Although grieving the loss of your husband five years ago and continuing through the first two years of your own retirement, you were beginning to feel you had your financial affairs under control. This past year, however things have become increasingly stressful for you. The dramatic drop in the value of your retirement accounts (both your own and the one inherited from your husband), has frightened you. Each IRA has been set up on a Systematic Withdrawal Income plan; you depend on the monthly distributions to maintain your lifestyle.
The rise in costs together with the drop in account values have caused you to seriously reconsider your decision to defer taking Social Security benefits for another two and a half years. (Even considering the much-touted increase in 2023 Social Security benefits, you realize, the monthly amount you’d receive would hardly approach the level of the investment distributions, even on an after-tax basis.) On the other hand, as patient an investor as you are, you know you cannot continue to place a drain on your accounts. Changing to a “safer” investment mix would not only be a mistake, you realize, but severely curtail the distributions over the long haul….

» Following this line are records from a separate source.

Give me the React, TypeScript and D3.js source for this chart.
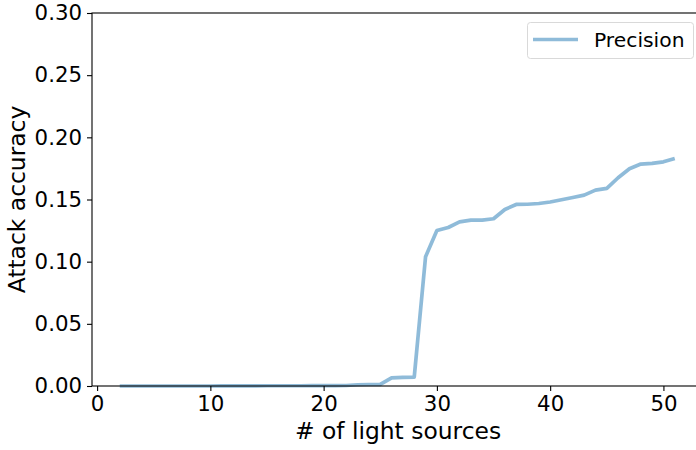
import React, { useEffect, useRef } from 'react';
import * as d3 from 'd3';

// number of light sources
const lightSources = [
  2, 3, 4, 5, 6, 7, 8, 9, 10, 11, 12, 13, 14, 15, 16, 17, 18, 19, 20, 21,
  22, 23, 24, 25, 26, 27, 28, 29, 30, 31, 32, 33, 34, 35, 36, 37, 38, 39, 40,
  41, 42, 43, 44, 45, 46, 47, 48, 49, 50, 51,
];

// attack accuracy (precision)
const precision = [
  0, 0, 0, 0, 0, 0, 0, 0, 0, 0.0001, 0.0001, 0.0001, 0.0001, 0.0002, 0.0002, 0.0002, 0.0002, 0.0003, 0.0003, 0.0003,
  0.0004, 0.0010, 0.0012, 0.0013, 0.0065, 0.0070, 0.0072, 0.104, 0.125, 0.1275, 0.132, 0.1334, 0.1334, 0.1345,
  0.142, 0.146, 0.1462, 0.1468, 0.148, 0.1498, 0.1516, 0.1535, 0.1575, 0.1589, 0.1675, 0.1747, 0.1785, 0.179,
  0.1803, 0.183,
];

const xTicks = [0, 10, 20, 30, 40, 50];
const yTicks = [0, 0.05, 0.1, 0.15, 0.2, 0.25, 0.3];

function App() {
  const chartRef = useRef<SVGSVGElement>(null);

  useEffect(() => {
    document.body.style.margin = '0';

    const svg = d3.select(chartRef.current);
    svg.selectAll('*').remove();

    const font = 'DejaVu Sans, sans-serif';
    const left = 92, top = 13, bottom = 386, right = 702.5;

    const x = d3.scaleLinear().domain([-0.45, 53.45]).range([left, right]);
    const y = d3.scaleLinear().domain([0, 0.3]).range([bottom, top]);

    const data = lightSources.map((n, i) => ({ n, v: precision[i] }));

    const line = d3.line<{ n: number; v: number }>()
      .x(d => x(d.n))
      .y(d => y(d.v));

    svg.append('path')
      .datum(data)
      .attr('d', line)
      .attr('fill', 'none')
      .attr('stroke', '#1f77b4')
      .attr('stroke-opacity', 0.5)
      .attr('stroke-width', 3.7)
      .attr('stroke-linejoin', 'round');

    // frame
    svg.append('rect')
      .attr('x', left)
      .attr('y', top)
      .attr('width', right - left)
      .attr('height', bottom - top)
      .attr('fill', 'none')
      .attr('stroke', '#000')
      .attr('stroke-width', 1.1);

    const xAxis = svg.append('g')
      .attr('transform', 'translate(0,' + bottom + ')')
      .call(d3.axisBottom(x).tickValues(xTicks).tickSize(5).tickPadding(5).tickFormat(d3.format('d')));
    xAxis.select('.domain').remove();

    const yAxis = svg.append('g')
      .attr('transform', 'translate(' + left + ',0)')
      .call(d3.axisLeft(y).tickValues(yTicks).tickSize(5).tickPadding(5).tickFormat(d3.format('.2f')));
    yAxis.select('.domain').remove();

    svg.selectAll('.tick text')
      .attr('font-family', font)
      .attr('font-size', 21.3)
      .attr('fill', '#000');
    svg.selectAll('.tick line').attr('stroke', '#000').attr('stroke-width', 1.1);

    svg.append('text')
      .attr('x', 398)
      .attr('y', 438.5)
      .attr('text-anchor', 'middle')
      .attr('font-family', font)
      .attr('font-size', 23.4)
      .text('# of light sources');

    svg.append('text')
      .attr('transform', 'translate(25,' + (top + bottom) / 2 + ') rotate(-90)')
      .attr('text-anchor', 'middle')
      .attr('font-family', font)
      .attr('font-size', 23.4)
      .text('Attack accuracy');

    // legend
    const lg = svg.append('g');
    lg.append('rect')
      .attr('x', 527.5)
      .attr('y', 22.5)
      .attr('width', 166)
      .attr('height', 36)
      .attr('rx', 3)
      .attr('fill', '#fff')
      .attr('fill-opacity', 0.8)
      .attr('stroke', '#d9d9d9');
    lg.append('line')
      .attr('x1', 533)
      .attr('x2', 578)
      .attr('y1', 39.5)
      .attr('y2', 39.5)
      .attr('stroke', '#1f77b4')
      .attr('stroke-opacity', 0.5)
      .attr('stroke-width', 3.7);
    lg.append('text')
      .attr('x', 594)
      .attr('y', 46.5)
      .attr('font-family', font)
      .attr('font-size', 20.3)
      .text('Precision');
  });

  return (
    <svg ref={chartRef} width={696} height={450} style={{ display: 'block' }}></svg>
  );
}

export default App;
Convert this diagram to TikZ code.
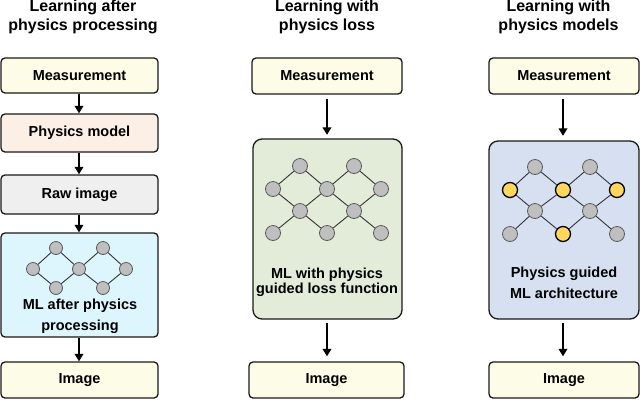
\documentclass[tikz,border=0pt]{standalone}
\usepackage{fontspec}
\setmainfont{Liberation Sans}
\usetikzlibrary{arrows.meta}
\definecolor{cream}{HTML}{FDFDE7}
\definecolor{peach}{HTML}{FCEFE6}
\definecolor{rawgray}{HTML}{EFEFEF}
\definecolor{cyanbg}{HTML}{DDF5FD}
\definecolor{greenbg}{HTML}{E2ECD9}
\definecolor{bluebg}{HTML}{D6E0F1}
\definecolor{nodegray}{HTML}{BFBFBF}
\definecolor{nodeyellow}{HTML}{FFD75E}
\definecolor{edgegray}{HTML}{333333}
\begin{document}
\begin{tikzpicture}[x=1pt,y=-1pt,
  box/.style={draw=black!90, line width=1.3pt, rounded corners=4pt, inner sep=0pt},
  mlbox/.style={box, rounded corners=9pt},
  lbl/.style={font=\bfseries\fontsize{14.5}{15}\selectfont, inner sep=0pt},
  ttl/.style={font=\bfseries\fontsize{16}{19}\selectfont, align=center, inner sep=0pt, anchor=north},
  arr/.style={line width=2.2pt, -{Triangle[length=7.5pt,width=8.5pt]}},
  nn/.style={circle, draw=black!65, line width=0.8pt, fill=nodegray, inner sep=0pt},
  yn/.style={circle, draw=black, line width=1.3pt, fill=nodeyellow, inner sep=0pt},
  ed/.style={draw=edgegray, line width=0.9pt}]
\useasboundingbox (0,0) rectangle (640,400);

% titles
\node[ttl] (t1) at (83,0) {Learning after\\physics processing};
\node[ttl] (t2) at (327,0) {Learning with\\physics loss};
\node[ttl] (t3) at (558.5,0) {Learning with\\physics models};

% column 1
\node[box, fill=cream, minimum width=157pt, minimum height=35pt] (m1) at (79.5,75.5) {};
\node[lbl] at (m1) {Measurement};
\node[box, fill=peach, minimum width=157pt, minimum height=38pt] (p1) at (79.5,133) {};
\node[lbl] at (p1) {Physics model};
\node[box, fill=rawgray, minimum width=157pt, minimum height=39pt] (r1) at (79.5,194.5) {};
\node[lbl] at (r1) {Raw image};
\node[box, fill=cyanbg, minimum width=157pt, minimum height=104pt] (ml1) at (79.5,285) {};
\node[lbl, align=center, font=\bfseries\fontsize{14.5}{21}\selectfont] (ml1t) at (80,316.5) {ML after physics\\processing};
\node[box, fill=cream, minimum width=157pt, minimum height=36pt] (i1) at (79.5,380) {};
\node[lbl] at (i1) {Image};

\draw[arr] (m1.south -| 79,0) -- (p1.north -| 79,0);
\draw[arr] (p1.south -| 79,0) -- (r1.north -| 79,0);
\draw[arr] (r1.south -| 79,0) -- (ml1.north -| 79,0);
\draw[arr] (ml1.south -| 79,0) -- (i1.north -| 79,0);

% network col 1
\foreach \n/\x/\y in {a/56/248, b/103/248, c/33/269, d/79/269, e/126/269, f/56/288, g/103/288}
  \node[nn, minimum size=13pt] (n1\n) at (\x,\y) {};
\foreach \u/\v in {c/a, a/d, d/b, b/e, c/f, f/d, d/g, g/e}
  \draw[ed] (n1\u) -- (n1\v);

% column 2
\node[box, fill=cream, minimum width=150pt, minimum height=36pt] (m2) at (327,76) {};
\node[lbl] at (m2) {Measurement};
\node[mlbox, fill=greenbg, minimum width=149pt, minimum height=180pt] (ml2) at (327.5,229) {};
\node[lbl, align=center, font=\bfseries\fontsize{14.5}{15.5}\selectfont] (ml2t) at (327,282.5) {ML with physics\\guided loss function};
\node[box, fill=cream, minimum width=155pt, minimum height=36pt] (i2) at (326.5,380) {};
\node[lbl] at (i2) {Image};
\draw[arr, shorten <=4.5pt, shorten >=3.5pt] (m2.south -| 327,0) -- (ml2.north -| 327,0);
\draw[arr, shorten <=3.5pt, shorten >=5pt] (ml2.south -| 327,0) -- (i2.north -| 327,0);

\foreach \n/\x/\y in {a/300/166, b/354/166, c/273/189, d/327/189, e/381/189, f/300/211, g/354/211, h/273/233, i/327/233, j/381/233}
  \node[nn, minimum size=15pt] (n2\n) at (\x,\y) {};
\foreach \u/\v in {a/c, a/d, b/d, b/e, c/f, d/f, d/g, e/g, f/h, f/i, g/i, g/j}
  \draw[ed] (n2\u) -- (n2\v);

% column 3
\node[box, fill=cream, minimum width=150pt, minimum height=36pt] (m3) at (564,76) {};
\node[lbl] at (m3) {Measurement};
\node[mlbox, fill=bluebg, minimum width=150pt, minimum height=178pt] (ml3) at (564,230) {};
\node[lbl, align=center, font=\bfseries\fontsize{14.5}{21}\selectfont] (ml3t) at (564,282.5) {Physics guided\\ML architecture};
\node[box, fill=cream, minimum width=150pt, minimum height=36pt] (i3) at (564,380) {};
\node[lbl] at (i3) {Image};
\draw[arr, shorten <=4.5pt, shorten >=4.5pt] (m3.south -| 563,0) -- (ml3.north -| 563,0);
\draw[arr, shorten <=3.5pt, shorten >=5pt] (ml3.south -| 563,0) -- (i3.north -| 563,0);

\foreach \n/\x/\y/\s in {a/535/167/nn, b/590/167/nn, c/510/190/yn, d/563/190/yn, e/617/190/yn, f/535/211/nn, g/590/211/nn, h/510/234/nn, i/563/234/yn, j/617/234/nn}
  \node[\s, minimum size=15pt] (n3\n) at (\x,\y) {};
\foreach \u/\v in {a/c, a/d, b/d, b/e, c/f, d/f, d/g, e/g, f/h, f/i, g/i, g/j}
  \draw[ed] (n3\u) -- (n3\v);
\end{tikzpicture}
\end{document}
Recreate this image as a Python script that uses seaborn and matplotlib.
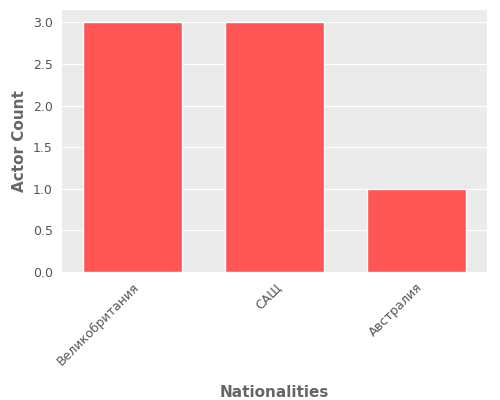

Assessing your overall situation, you can count several positives: You are content to remain in your fully-paid for home, and you have a paid-up long term care policy. It is merely the monthly income plan that has become “out of sync” with today’s reality. Much as you dislike interrupting the planned maximum deferral of Social Security benefits, turning the spigot to “On” appears to be a better idea than depleting your accounts.
A solution to the twin dilemmas you’ve described might be provided through tapping the value built up in your own home. Regular withdrawals out of a reverse mortgage line of credit would replace the systematic investment withdrawals out of the IRAs, allowing those accounts time to “recover”. What’s more, since the reverse mortgage distributions would be tax free, you would need to take less out each month than what you now withdraw from the two IRA accounts. Not only would you be giving those IRAs needed “recovery time”, but it is also quite possible that you could continue, at least for a while, deferring Social Security benefits.
In that sense, your housing equity would be doing double duty, easing your own stress, while allowing both the IRA account and the Social Security “rest and recovery” time!